I went from being a business professional to changing diapers every hour and napping on the couch so I could be near him. I ditched my heels and career for sweats and strained finances (through micromanaged social security). I went from rushing to work meetings to making sure he gets to his daily therapies and medical appointments even if it requires us flying across the country loaded down with equipment and medical necessities.

My time is no longer mine, isolation is common, yet I push myself to give him a good quality life and volunteer to raise awareness. I gave up solo trips in the blue skies to watching him turn blue with fear in my eyes, from mixing drinks to mixing medications, from living my best life, to keeping my medically complex child alive. I’ve missed countless parental activities with my older boys because my youngest needs me to eat, move and breathe. What was deemed a death diagnosis has affected every aspect of our family life.

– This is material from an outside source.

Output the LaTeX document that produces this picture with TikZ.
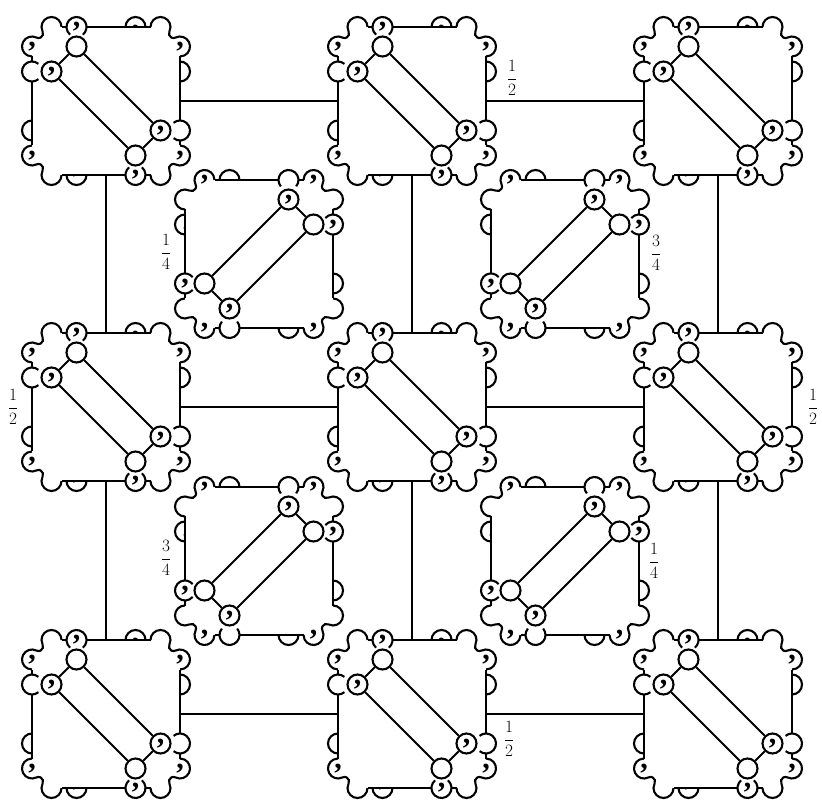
\documentclass[tikz,border=0pt]{standalone}
\usepackage[no-math]{fontspec}
\newfontfamily\commaface{Liberation Serif}
\tikzset{
  every picture/.style={x=1pt,y=1pt,line width=2.1pt,line cap=butt},
  cellbox/.style={rectangle,minimum size=148pt,inner sep=0pt,draw=none},
  ringnode/.style={circle,draw,line width=2.1pt,minimum size=20pt,inner sep=0pt,font=\commafont},
  commanode/.style={inner sep=0pt,font=\commafont},
  linklabel/.style={inner sep=0pt,font=\fontsize{16}{19}\selectfont},
  tie/.style={line width=2.2pt}
}
\newcommand\commafont{\commaface\bfseries\fontsize{30}{30}\selectfont}
\newcommand\cornerbump[2]{%
  \begin{scope}[xscale=#1,yscale=#2]
    \draw (-44.5,74) arc[start angle=0,end angle=207,radius=10]
          arc[start angle=27,end angle=-117,radius=4.5]
          arc[start angle=63,end angle=270,radius=10];
  \end{scope}}
\newcommand\cellat[4]{%
  \node[cellbox] (#1) at (#2,#3) {};
  \begin{scope}[shift={(#2,#3)},rotate=#4]
    \cornerbump{1}{1}\cornerbump{-1}{1}\cornerbump{1}{-1}\cornerbump{-1}{-1}
    % top
    \draw (-44.5,74) -- (-39.5,74);
    \draw (-29.5,74) ++(230:10) arc[start angle=230,end angle=-50,radius=10];
    \draw (-19.5,74) -- (44.5,74);
    \draw (19.5,74) arc[start angle=180,end angle=0,radius=10];
    % bottom
    \draw (44.5,-74) -- (39.5,-74);
    \draw (29.5,-74) ++(50:10) arc[start angle=50,end angle=-230,radius=10];
    \draw (19.5,-74) -- (-44.5,-74);
    \draw (-39.5,-74) arc[start angle=180,end angle=360,radius=10];
    % left
    \draw (-74,44.5) -- (-74,39.5);
    \draw (-74,29.5) ++(50:10) arc[start angle=50,end angle=310,radius=10];
    \draw (-74,19.5) -- (-74,-44.5);
    \draw (-74,-19.5) arc[start angle=90,end angle=270,radius=10];
    % right
    \draw (74,-44.5) -- (74,-39.5);
    \draw (74,-29.5) ++(-130:10) arc[start angle=-130,end angle=130,radius=10];
    \draw (74,-19.5) -- (74,44.5);
    \draw (74,39.5) arc[start angle=90,end angle=-90,radius=10];
    % commas on the rim
    \node[commanode] (#1t) at (-29.5,74) {,};
    \node[commanode] (#1b) at (29.5,-74) {,};
    \node[commanode] (#1l) at (-74,54.5) {,};
    \node[commanode] (#1m) at (-74,-54.5) {,};
    \node[commanode] (#1r) at (74,54.5) {,};
    \node[commanode] (#1s) at (74,-54.5) {,};
    \begin{scope}
      \clip (19.5,75) rectangle (39.5,84);
      \node[commanode] (#1u) at (29.5,71) {,};
    \end{scope}
    \begin{scope}
      \clip (-39.5,-75) rectangle (-19.5,-84);
      \node[commanode] (#1v) at (-29.5,-72) {,};
    \end{scope}
    % inner ring of four
    \node[ringnode] (#1A) at (-29.5,54.5) {};
    \node[ringnode] (#1B) at (-54.5,29.5) {,};
    \node[ringnode] (#1C) at (54.5,-29.5) {,};
    \node[ringnode] (#1D) at (29.5,-54.5) {};
    \draw (#1A) -- (#1B);
    \draw (#1C) -- (#1D);
    \draw (#1A) -- (#1C);
    \draw (#1B) -- (#1D);
  \end{scope}}
\begin{document}
\begin{tikzpicture}
\useasboundingbox (0,0) rectangle (822,804);
\cellat{aa}{106}{703}{0}
\cellat{ab}{412}{703}{0}
\cellat{ac}{718}{703}{0}
\cellat{ba}{106}{397}{0}
\cellat{bb}{412}{397}{0}
\cellat{bc}{718}{397}{0}
\cellat{ca}{106}{90}{0}
\cellat{cb}{412}{90}{0}
\cellat{cc}{718}{90}{0}
\cellat{pa}{259}{550}{-90}
\cellat{pb}{565}{550}{-90}
\cellat{qa}{259}{243}{-90}
\cellat{qb}{565}{243}{-90}
\foreach \u/\v in {aa/ab,ab/ac,ba/bb,bb/bc,ca/cb,cb/cc}{\draw[tie] (\u.east) -- (\v.west);}
\foreach \u/\v in {aa/ba,ab/bb,ac/bc,ba/ca,bb/cb,bc/cc}{\draw[tie] (\u.south) -- (\v.north);}
\node[linklabel] (l1) at (512,726) {$\displaystyle\frac12$};
\node[linklabel] (l2) at (166,552) {$\displaystyle\frac14$};
\node[linklabel] (l3) at (656,551) {$\displaystyle\frac34$};
\node[linklabel] (l4) at (13,397) {$\displaystyle\frac12$};
\node[linklabel] (l5) at (813,397) {$\displaystyle\frac12$};
\node[linklabel] (l6) at (166,246) {$\displaystyle\frac34$};
\node[linklabel] (l7) at (654,243) {$\displaystyle\frac14$};
\node[linklabel] (l8) at (509,65) {$\displaystyle\frac12$};
\end{tikzpicture}
\end{document}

The overwhelming emotions stifled in the first few years gave me eerie adrenaline racing against time without a stopwatch, yet the clock has kept ticking. 

Last year I turned 40. I thought I was feeling depressed over the holidays, and then it hit me: I no longer recognized myself in the mirror. I broke and started depression medication to help the overflow of tears that I experience often.

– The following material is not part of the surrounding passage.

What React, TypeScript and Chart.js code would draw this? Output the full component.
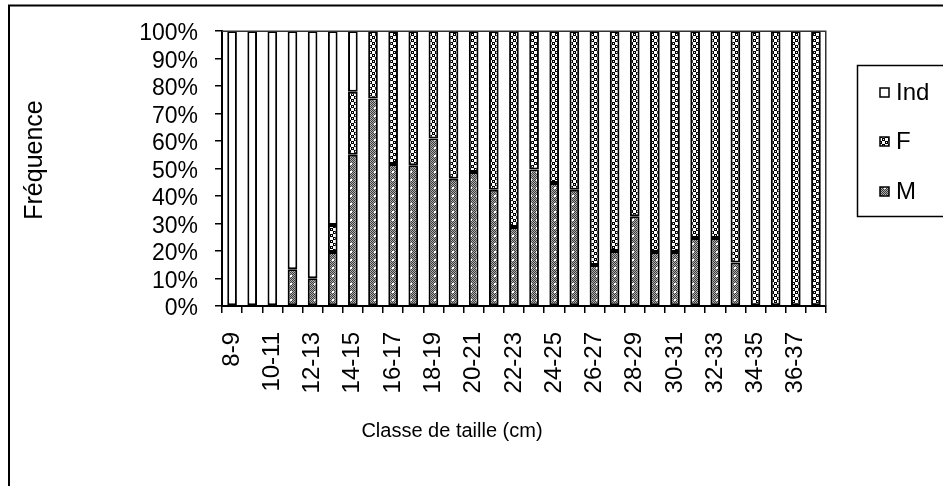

Perhaps the untimely overflow from my shattered glass isn’t meant to break me. For those of us raising children with rare diseases, maybe it’s meant to show us the power of community around us and even our own strength that we are unaware of.

Even in the physical and mental sense of breaking, the pieces still are held together by medical professionals, researchers and people who follow our journey filled with faith, and our own unconventional hope. Along our journey I was blessed to connect with UCB, a global leader in rare disease pharmaceuticals, and United Mitochondrial Disease Foundation (UMDF), the leading support organization for mitochondrial disease. It felt good to not be alone as they genuinely care about the patient voice. Their support has helped keep me together, even when I’m not sure how I haven’t fallen apart.

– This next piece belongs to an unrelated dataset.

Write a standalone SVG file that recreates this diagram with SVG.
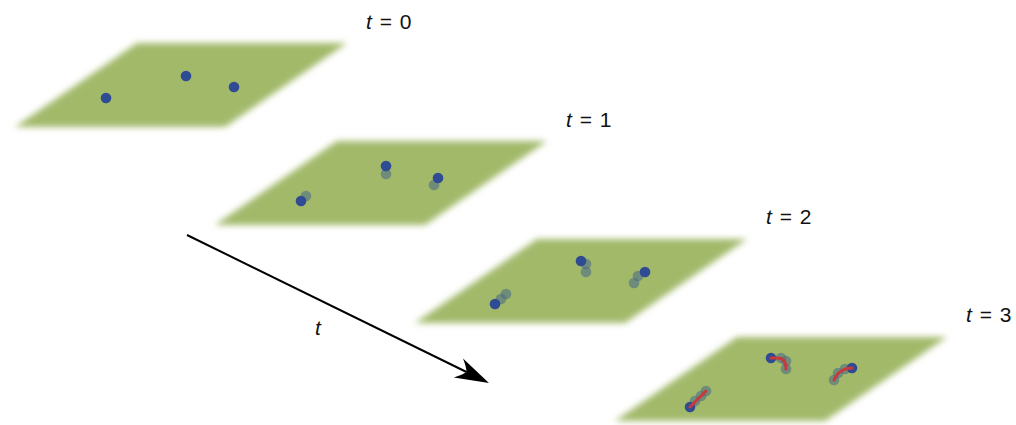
<svg xmlns="http://www.w3.org/2000/svg" width="1016" height="425" viewBox="0 0 1016 425">
<style>
.plane{fill:#a2b96a;filter:url(#blur)}
.cur{fill:#2f4b94}
.old{fill:#4d6c86;opacity:0.6}
.trail{fill:none;stroke:#c8393c;stroke-width:3;stroke-linecap:round;stroke-linejoin:round}
.lbl{font-family:"Liberation Sans",Arial,sans-serif;font-size:21px;fill:#111;word-spacing:2px}
.it{font-style:italic}
.axis{fill:none;stroke:#000;stroke-width:2}
</style>
<defs>
<filter id="blur" x="-10%" y="-20%" width="120%" height="140%">
<feGaussianBlur stdDeviation="3"/>
</filter>
<marker id="head" markerUnits="userSpaceOnUse" markerWidth="40" markerHeight="26" viewBox="-12 -13 40 26" refX="0" refY="0" orient="auto">
<path d="M25,0 L-9,-10.5 Q-2,-4 0,0 Q-2,4 -9,10.5 Z" fill="#000"/>
</marker>
</defs>

<g id="plane-t0">
<polygon class="plane" points="137,43 347,43 225,127 15,127"/>
<circle class="cur" cx="106" cy="98" r="5.3"/>
<circle class="cur" cx="186" cy="76" r="5.3"/>
<circle class="cur" cx="234" cy="87" r="5.3"/>
<text class="lbl" x="366" y="29"><tspan class="it">t</tspan> = 0</text>
</g>

<g id="plane-t1">
<polygon class="plane" points="337,141 547,141 425,225 215,225"/>
<circle class="old" cx="306" cy="196" r="5.3"/>
<circle class="old" cx="386" cy="174" r="5.3"/>
<circle class="old" cx="434" cy="185" r="5.3"/>
<circle class="cur" cx="301" cy="201" r="5.3"/>
<circle class="cur" cx="386" cy="166" r="5.3"/>
<circle class="cur" cx="438" cy="178" r="5.3"/>
<text class="lbl" x="566" y="127"><tspan class="it">t</tspan> = 1</text>
</g>

<g id="plane-t2">
<polygon class="plane" points="537,239 747,239 625,323 415,323"/>
<circle class="old" cx="506" cy="294" r="5.3"/>
<circle class="old" cx="586" cy="272" r="5.3"/>
<circle class="old" cx="634" cy="283" r="5.3"/>
<circle class="old" cx="501" cy="299" r="5.3"/>
<circle class="old" cx="586" cy="264" r="5.3"/>
<circle class="old" cx="638" cy="276" r="5.3"/>
<circle class="cur" cx="495" cy="304" r="5.3"/>
<circle class="cur" cx="581" cy="261" r="5.3"/>
<circle class="cur" cx="645" cy="272" r="5.3"/>
<text class="lbl" x="766" y="224"><tspan class="it">t</tspan> = 2</text>
</g>

<g id="plane-t3">
<polygon class="plane" points="737,337 947,337 825,421 615,421"/>
<circle class="old" cx="706" cy="391" r="5.3"/>
<circle class="old" cx="786" cy="369" r="5.3"/>
<circle class="old" cx="834" cy="380" r="5.3"/>
<circle class="old" cx="701" cy="396" r="5.3"/>
<circle class="old" cx="786" cy="361" r="5.3"/>
<circle class="old" cx="838" cy="373" r="5.3"/>
<circle class="old" cx="695" cy="401" r="5.3"/>
<circle class="old" cx="781" cy="358" r="5.3"/>
<circle class="old" cx="845" cy="369" r="5.3"/>
<circle class="cur" cx="690" cy="407" r="5.3"/>
<circle class="cur" cx="771" cy="358" r="5.3"/>
<circle class="cur" cx="852" cy="368" r="5.3"/>
<path class="trail" d="M706,391 L690,407"/>
<path class="trail" d="M786,369 C786,365 785,360 781,358.5 C778,357.5 774,358 771,358"/>
<path class="trail" d="M834,380 C836,376 838,373 840,372 C844,369 848,368 852,368"/>
<text class="lbl" x="966" y="322"><tspan class="it">t</tspan> = 3</text>
</g>

<g id="connectors">
<path class="axis" d="M187,235 L466.5,372" marker-end="url(#head)"/>
<text class="lbl it" x="315" y="335">t</text>
</g>
</svg>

Please don’t mistake my grief for a lack of gratitude. I didn’t expect my son to live this long; now I feel like I’m finally pausing to reflect in a state of stuck shock.

I have to logically and rationally figure out how to continue providing financially, physically and even emotionally for Jeremiah’s ever-growing needs, to care for his entire being and maturing emotions. I have to figure out how to morph into a stronger version of myself to endure the unpredictable journey ahead.

The clock doesn’t stop, but what we do with our time matters: we either rise up or not. Although broken, the opportunity to use my glass’s overflow for good shows that we can all rise to rare. The unknown overflow keeps me together, by choice for the love of my son, my own servitude heart to mankind, and towards hope for future generations so that others won’t have to break like me.